220 characters. LinkedIn raised the limit from 120 in late 2020 and it's been at 220 since. Most candidates I see are still using around 80-90 characters because they wrote the headline once and forgot about it. That's leaving roughly 130 characters of keyword real estate empty. Use the full count. Every character that isn't filled is a search term you're not turning up for in recruiter filters.
Should I write 'Open to Work' in my headline?
No. The headline is a search-results space, not a status bar. 'Open to Work' burns prime keyword real estate that should be your role and niche. If you want to flag availability, use the green Open to Work frame on your photo and the dedicated 'Open to Work' setting that appears to recruiters only. Both signal availability without poisoning your headline. Recruiters search by job title, not by who's looking.
Do recruiters actually search by headline keywords?
Yes, heavily. LinkedIn Recruiter (the paid recruiter tool) weighs headline keywords more than About-section keywords in its search ranking. When I run a Boolean search for 'senior product manager fintech London', candidates with all three terms in the headline rank higher than candidates with the same terms only in their About section. The headline is the highest-leverage 220 characters on your profile by a wide margin.
Should I include years of experience in my headline?
Skip it. 'Marketing manager with 12 years experience' ages badly the second your years tick over and forces you to update. It also adds no search value because nobody types '12 years' into a recruiter filter. Use seniority labels instead — 'Senior', 'Lead', 'Head of', 'Director' — which are both timeless and search-friendly. UK recruiters filter by seniority level, not raw year counts.
How often should I update my LinkedIn headline?

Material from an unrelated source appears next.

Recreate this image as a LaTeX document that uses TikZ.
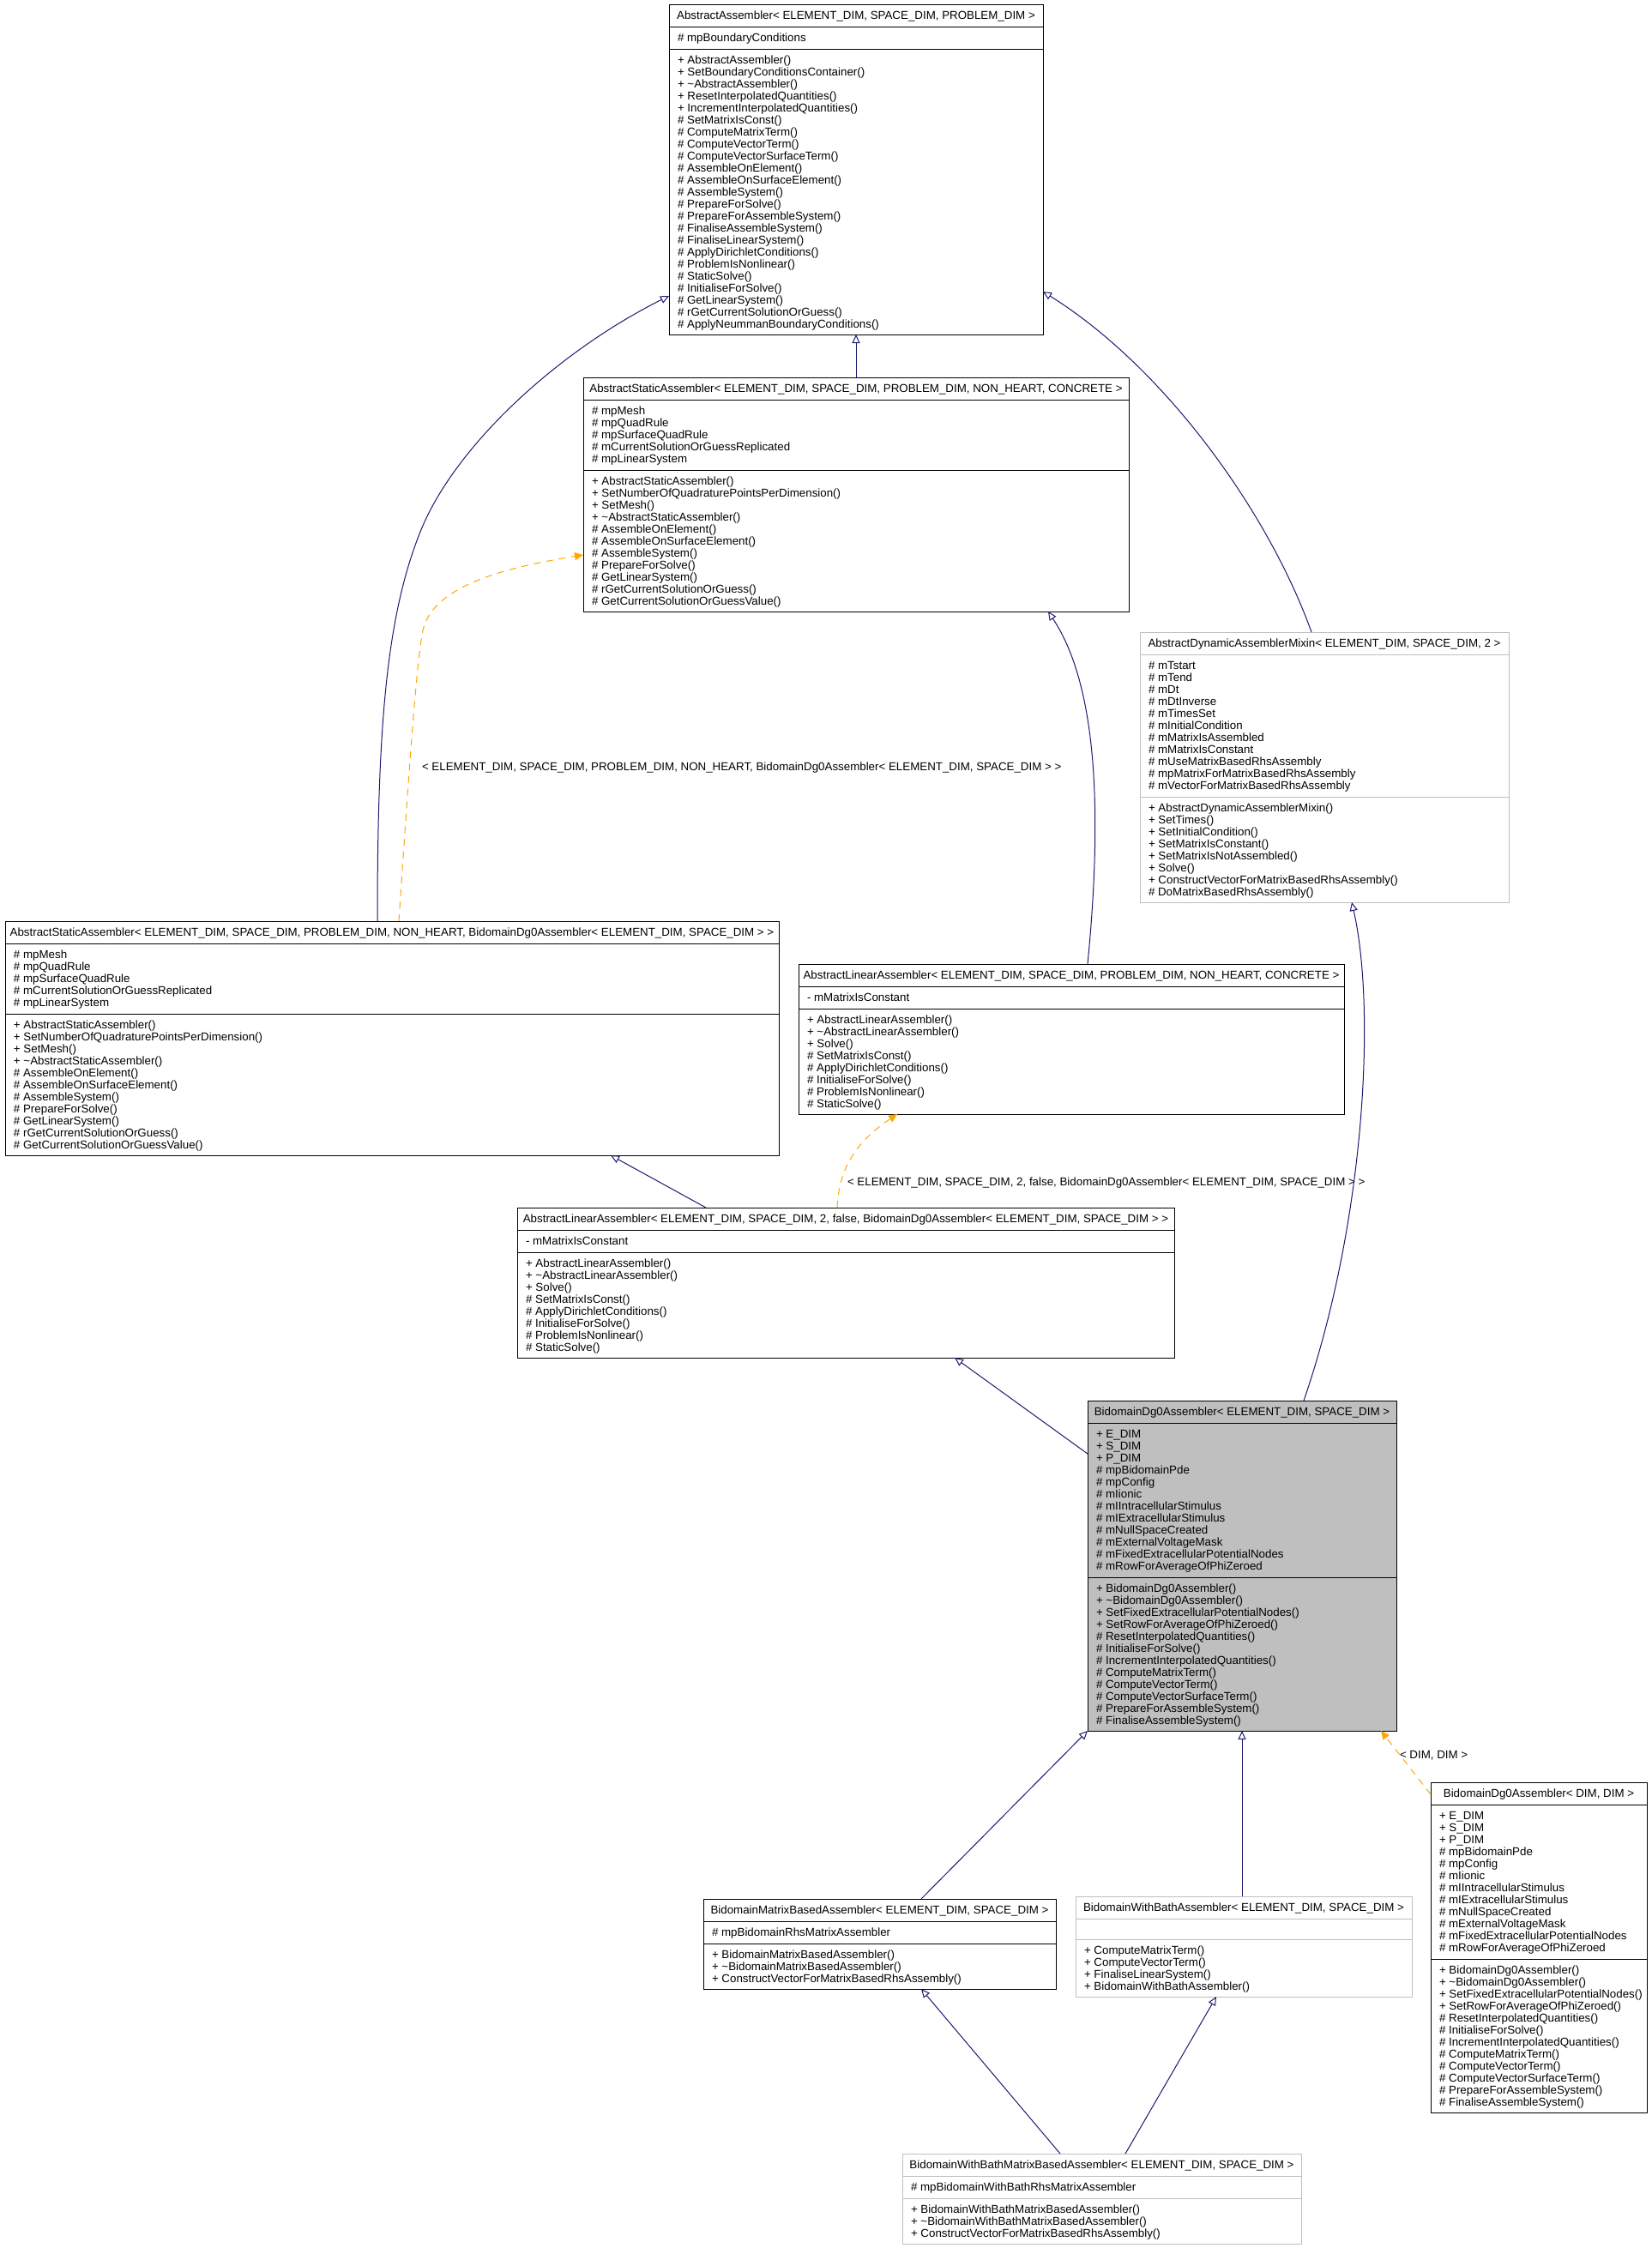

Every time you change roles, change focus, or pick up a major win that's worth flagging. In practice that's once or twice a year for most candidates. Don't tweak it weekly — LinkedIn's algorithm favours stable profiles for search ranking, and frequent edits actually push you down the results in the short term. Change it when there's a real reason to, not for the sake of staying active.